A key prediction from both models is that resulting fluctuations in testosterone from competition confers adaptive behavioral responses that allow organisms to rapidly adjust their social behavior. The outcome of competition can also moderate testosterone levels, and individual differences in the way people respond to these testosterone levels may determine aggressive responses to competition and social behavior.

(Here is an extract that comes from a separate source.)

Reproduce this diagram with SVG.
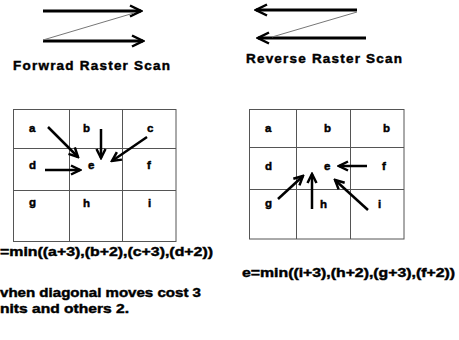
<svg xmlns="http://www.w3.org/2000/svg" width="459" height="340" viewBox="0 0 459 340">
<style>
text{font-family:"Liberation Sans",Arial,sans-serif;font-weight:bold;fill:#000;stroke:#000;stroke-width:0.45}
.t{font-size:13.5px}
.l{font-size:11.5px}
.f{font-size:13px}
.g{fill:none;stroke:#555;stroke-width:1}
.a{stroke:#000;stroke-width:2.5;fill:none}
.big{stroke:#000;stroke-width:3;fill:none}
.thin{stroke:#777;stroke-width:1;fill:none}
</style>
<defs>
<marker id="hb" viewBox="0 0 14 14" refX="12" refY="7" markerWidth="14" markerHeight="14" markerUnits="userSpaceOnUse" orient="auto">
<path d="M1,1.5 L12,7 L1,12.5" fill="none" stroke="#000" stroke-width="2.5"/>
</marker>
<marker id="hs" viewBox="0 0 12 12" refX="10" refY="6" markerWidth="12" markerHeight="12" markerUnits="userSpaceOnUse" orient="auto">
<path d="M1,1.5 L10,6 L1,10.5" fill="none" stroke="#000" stroke-width="2.5"/>
</marker>
</defs>
<rect width="459" height="340" fill="#fff"/>

<g id="forward-scan">
<line class="big" x1="43" y1="11" x2="141" y2="11" marker-end="url(#hb)"/>
<line class="big" x1="43" y1="41" x2="143" y2="41" marker-end="url(#hb)"/>
<line class="thin" x1="43" y1="40" x2="134" y2="13"/>
<text class="t" x="13" y="70" textLength="157" lengthAdjust="spacing">Forwrad Raster Scan</text>
</g>

<g id="reverse-scan">
<line class="big" x1="357" y1="10" x2="256" y2="10" marker-end="url(#hb)"/>
<line class="big" x1="366" y1="38" x2="258" y2="38" marker-end="url(#hb)"/>
<line class="thin" x1="357" y1="12" x2="272" y2="37"/>
<text class="t" x="246" y="63" textLength="156" lengthAdjust="spacing">Reverse Raster Scan</text>
</g>

<g id="forward-grid">
<rect class="g" x="13.5" y="109.5" width="162.5" height="132"/>
<line class="g" x1="69.5" y1="109.5" x2="69.5" y2="241.5"/>
<line class="g" x1="122.5" y1="109.5" x2="122.5" y2="241.5"/>
<line class="g" x1="13.5" y1="148.5" x2="176" y2="148.5"/>
<line class="g" x1="13.5" y1="190.5" x2="176" y2="190.5"/>
<text class="l" x="29" y="132">a</text>
<text class="l" x="83" y="132">b</text>
<text class="l" x="147" y="132">c</text>
<text class="l" x="29" y="169">d</text>
<text class="l" x="88" y="169">e</text>
<text class="l" x="147" y="169">f</text>
<text class="l" x="29" y="206">g</text>
<text class="l" x="83" y="207">h</text>
<text class="l" x="148" y="207">i</text>
</g>

<g id="reverse-grid">
<rect class="g" x="249.5" y="109.5" width="154.5" height="129.5"/>
<line class="g" x1="296.5" y1="109.5" x2="296.5" y2="239"/>
<line class="g" x1="350.5" y1="109.5" x2="350.5" y2="239"/>
<line class="g" x1="249.5" y1="147.5" x2="404" y2="147.5"/>
<line class="g" x1="249.5" y1="189.5" x2="404" y2="189.5"/>
<text class="l" x="265" y="132">a</text>
<text class="l" x="324" y="132">b</text>
<text class="l" x="383" y="132">b</text>
<text class="l" x="265" y="170">d</text>
<text class="l" x="324" y="170">e</text>
<text class="l" x="382" y="170">f</text>
<text class="l" x="265" y="207">g</text>
<text class="l" x="320" y="208">h</text>
<text class="l" x="378" y="208">i</text>
</g>

<g id="connectors">
<line class="a" x1="48" y1="127" x2="78" y2="157" marker-end="url(#hs)"/>
<line class="a" x1="101" y1="129" x2="101" y2="158" marker-end="url(#hs)"/>
<line class="a" x1="147" y1="137" x2="112" y2="161" marker-end="url(#hs)"/>
<line class="a" x1="45" y1="170" x2="80" y2="170" marker-end="url(#hs)"/>
<line class="a" x1="367" y1="166" x2="339" y2="166" marker-end="url(#hs)"/>
<line class="a" x1="278" y1="199" x2="303" y2="176" marker-end="url(#hs)"/>
<line class="a" x1="312" y1="209" x2="312" y2="174" marker-end="url(#hs)"/>
<line class="a" x1="368" y1="210" x2="335" y2="180" marker-end="url(#hs)"/>
</g>

<g id="formulas">
<text class="f" x="0" y="256" textLength="213" lengthAdjust="spacingAndGlyphs">=min((a+3),(b+2),(c+3),(d+2))</text>
<text class="f" x="0" y="297" textLength="201" lengthAdjust="spacingAndGlyphs">vhen diagonal moves cost 3</text>
<text class="f" x="0" y="313" textLength="129" lengthAdjust="spacingAndGlyphs">nits and others 2.</text>
<text class="f" x="242" y="277" textLength="213" lengthAdjust="spacingAndGlyphs">e=min((i+3),(h+2),(g+3),(f+2))</text>
</g>
</svg>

To better understand how individual differences mediate the effects of testosterone on aggressive behavior, researchers have studied the neural mechanisms of aggression. Based on clinical data, researchers have developed a neural model where decreased cross-talk between regions toward the front and middle of the brain, the orbitofrontal cortex and amygdala, respectively, results in an increased propensity to engage in reactive aggression. Reduced crosstalk between these regions may occur when the brain processes a threat-related stimulus such as an angry face, which activates the amygdala. The amygdala can then send neural messages to other regions of the brain with receptors for testosterone (androgen receptors). A functional orbitofrontal cortex can curtail the activity of the amygdala and dampen an aggressive behavioral response.

(Carre et al., 2011 | Psychoneuroendocrinology) The brain processes threat signals like an angry face in the amygdala (AMY), which ultimately mediates reactive aggression through its interactions with other brain regions. The amygdala processes threat signals and communicates with other regions that have receptors for testosterone called androgen receptors (black dots in the figure) to mediate aggressive behavior. The orbitofrontal cortex (OFC) inhibits aggression by reducing neural activity in the amygdala.

“Both animal and human studies provide compelling support for the idea that testosterone concentrations fluctuate rapidly in response to competitive/aggressive interactions,” stated the scientists in their publication. Adding observations of testosterone level fluctuations in aggression to the effects of typical, resting-state testosterone levels can enhance future human studies of this behavioral phenomenon.

Story Source

Carré JM, McCormick CM, Hariri AR. The social neuroendocrinology of human aggression. Psychoneuroendocrinology. 2011 Aug;36(7):935-44. doi: 10.1016/j.psyneuen.2011.02.001. Epub 2011 Mar 2. PMID: 21367531.